Keep your pet cool in the summer months

All pets can succumb to heat in summer and Malta’s weather and climate, typical of the Mediterranean climate has a daily average of five to six hours sunshine in mid-winter and more than 12 hours a day in summer.  Summer starts in early June and since humidity is rather high, temperatures can feel quite uncomfortable in July and August. With global temperatures reaching record highs already,  we need to take extra precaution not to let our pets overheat!
As the temperature gradually soar, it is advised to keep our pets indoors, preferably under the fan or in a cool environment.  Don’t determine your pet’s temperature or overall health by their nose. A cool, wet nose doesn’t always mean they’re healthy. If the inside of their ears or the skin on their belly is warm to the touch, you may want to check their temperature.

Signs of Heat Stroke

Heat stroke is an emergency that requires immediate owner intervention and medical treatment. It occurs when an animal’s body temperature rises outside of a safe range. Here are some signs your pet may be suffering from heat stroke:

  1. Panting heavily
  2. Dark red gums
  3. Anxiety
  4. Dry mucus membranes (specifically the gums)
  5. Lying down and unwilling (or unable) to get up
  6. Collapse and/or loss of consciousness
  7. Increased rectal temperature
  8. Diziness or disorientation


During one of our episodes aired in May, Fiona Picton from Royal Canin Malta was invited to the studio to provide our viewers with tips on how to help our pets avoid heat strokes.

Heat exposure

Malta’s hottest months can see daytime temperatures usually above 30ºC  and quite often also above 35ºC .  If you think it’s hot outside, it’s even hotter for your pet. Avoid leaving your pets in a parked car in the outdoors, even if it is for a short while. If your pets are outside, provide shade for them and avoid leaving them in the baking sun for hours on end.  In addition, apply sunscreen to your pet’s skin where they have a thin coat.
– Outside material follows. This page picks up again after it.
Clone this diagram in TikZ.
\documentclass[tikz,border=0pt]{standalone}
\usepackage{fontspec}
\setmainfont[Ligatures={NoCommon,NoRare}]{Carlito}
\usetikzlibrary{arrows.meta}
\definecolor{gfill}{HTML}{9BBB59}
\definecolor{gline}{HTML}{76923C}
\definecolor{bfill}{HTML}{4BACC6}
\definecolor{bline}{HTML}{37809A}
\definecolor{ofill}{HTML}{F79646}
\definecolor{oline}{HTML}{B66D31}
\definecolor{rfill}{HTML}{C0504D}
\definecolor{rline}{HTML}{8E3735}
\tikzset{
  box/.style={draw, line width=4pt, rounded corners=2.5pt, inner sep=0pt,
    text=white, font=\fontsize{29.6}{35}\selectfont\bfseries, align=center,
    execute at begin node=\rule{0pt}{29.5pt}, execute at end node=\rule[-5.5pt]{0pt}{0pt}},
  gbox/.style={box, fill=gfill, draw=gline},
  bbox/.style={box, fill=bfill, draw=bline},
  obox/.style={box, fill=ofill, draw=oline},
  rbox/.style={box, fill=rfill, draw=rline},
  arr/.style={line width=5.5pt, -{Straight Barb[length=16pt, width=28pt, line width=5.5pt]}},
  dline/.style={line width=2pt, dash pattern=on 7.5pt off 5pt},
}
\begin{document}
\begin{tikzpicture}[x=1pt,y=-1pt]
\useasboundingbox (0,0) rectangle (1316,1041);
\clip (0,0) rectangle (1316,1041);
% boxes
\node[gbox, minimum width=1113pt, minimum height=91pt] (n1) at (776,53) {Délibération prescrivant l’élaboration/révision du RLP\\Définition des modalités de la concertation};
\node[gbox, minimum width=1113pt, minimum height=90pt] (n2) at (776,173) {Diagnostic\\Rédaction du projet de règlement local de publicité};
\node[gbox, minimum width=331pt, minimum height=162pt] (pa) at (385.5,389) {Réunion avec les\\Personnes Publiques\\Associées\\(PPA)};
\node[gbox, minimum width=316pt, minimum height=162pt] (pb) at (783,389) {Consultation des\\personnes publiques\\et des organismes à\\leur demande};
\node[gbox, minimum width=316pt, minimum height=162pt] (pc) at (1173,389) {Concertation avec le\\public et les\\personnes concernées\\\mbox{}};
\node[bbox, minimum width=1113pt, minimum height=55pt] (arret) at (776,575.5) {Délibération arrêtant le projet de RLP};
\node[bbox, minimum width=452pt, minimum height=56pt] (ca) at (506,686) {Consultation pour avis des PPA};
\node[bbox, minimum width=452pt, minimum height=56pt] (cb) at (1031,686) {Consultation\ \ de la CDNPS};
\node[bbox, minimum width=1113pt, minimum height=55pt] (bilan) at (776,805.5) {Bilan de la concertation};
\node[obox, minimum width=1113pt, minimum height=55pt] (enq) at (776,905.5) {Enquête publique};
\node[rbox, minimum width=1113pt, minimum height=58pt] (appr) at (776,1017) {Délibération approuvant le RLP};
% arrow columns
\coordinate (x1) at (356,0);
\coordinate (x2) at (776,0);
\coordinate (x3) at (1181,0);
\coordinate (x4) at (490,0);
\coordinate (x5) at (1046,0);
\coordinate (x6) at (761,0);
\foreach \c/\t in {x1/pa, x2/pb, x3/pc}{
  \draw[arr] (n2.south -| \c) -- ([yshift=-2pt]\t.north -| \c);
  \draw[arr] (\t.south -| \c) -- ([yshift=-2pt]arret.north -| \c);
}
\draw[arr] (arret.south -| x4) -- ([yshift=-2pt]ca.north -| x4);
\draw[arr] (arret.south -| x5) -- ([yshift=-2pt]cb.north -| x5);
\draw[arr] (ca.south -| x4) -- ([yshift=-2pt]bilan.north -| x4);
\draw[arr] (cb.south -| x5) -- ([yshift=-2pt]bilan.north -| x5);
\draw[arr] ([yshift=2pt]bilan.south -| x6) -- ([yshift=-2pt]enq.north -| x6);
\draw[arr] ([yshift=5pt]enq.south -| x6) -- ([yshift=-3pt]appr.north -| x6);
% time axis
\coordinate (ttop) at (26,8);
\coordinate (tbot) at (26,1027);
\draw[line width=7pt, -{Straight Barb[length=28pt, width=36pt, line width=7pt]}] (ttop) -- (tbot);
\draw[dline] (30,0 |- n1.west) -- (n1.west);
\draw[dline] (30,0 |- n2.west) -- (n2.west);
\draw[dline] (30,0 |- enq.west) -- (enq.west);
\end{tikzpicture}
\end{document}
Do not overexert your animal in extreme heat. Even if you can handle going on a long walk in Malta’s summertime, your dog or horse will react differently. Try early-morning exercise routines. Avoid asphalt, too, as it can burn their paws / hooves.


Shaving your dog or cat’s fur for the summer isn’t necessarily going to help keep them cooler and should be avoided, unless the fur is knotted.   A thick coat helps keep furry domestic animals warm during the winter months but during the summer fur offers internal insulation by trapping the heat in the fur, away from the skin. A breeze through the fur also increases air flow across the skin to aid in heat release.  Brushing your dogs or cats fur regularly will remove excess hair and keep your pets fur clean and cool.


Keep fresh, cool water available for your pets at all times.



Certain medical conditions put dogs and cats at greater risk of heat stroke. Do not expose dogs and cats with the following conditions to prolonged heat:

• Airway disease
• Heart disease
• Impaired breathing
• Obesity
• Short-nosed cat breeds such as Persians and Himalayans
• Short-nosed dog breeds such as Pugs and Bulldogs


  1. Remove your pet from the hot area
  2. Call your veterinarian immediately
  3. Lower your pet’s temperature by wetting him thoroughly with room temperature water, then increase air movement around him with a fan. Dabbing cold towels in the ears of mammals can help them escape heat stress more quickly, too. Be sure to remove restricting articles like bandanas, saddles or collars. When the rectal temperature drops to 39.7°C, stop all cooling efforts.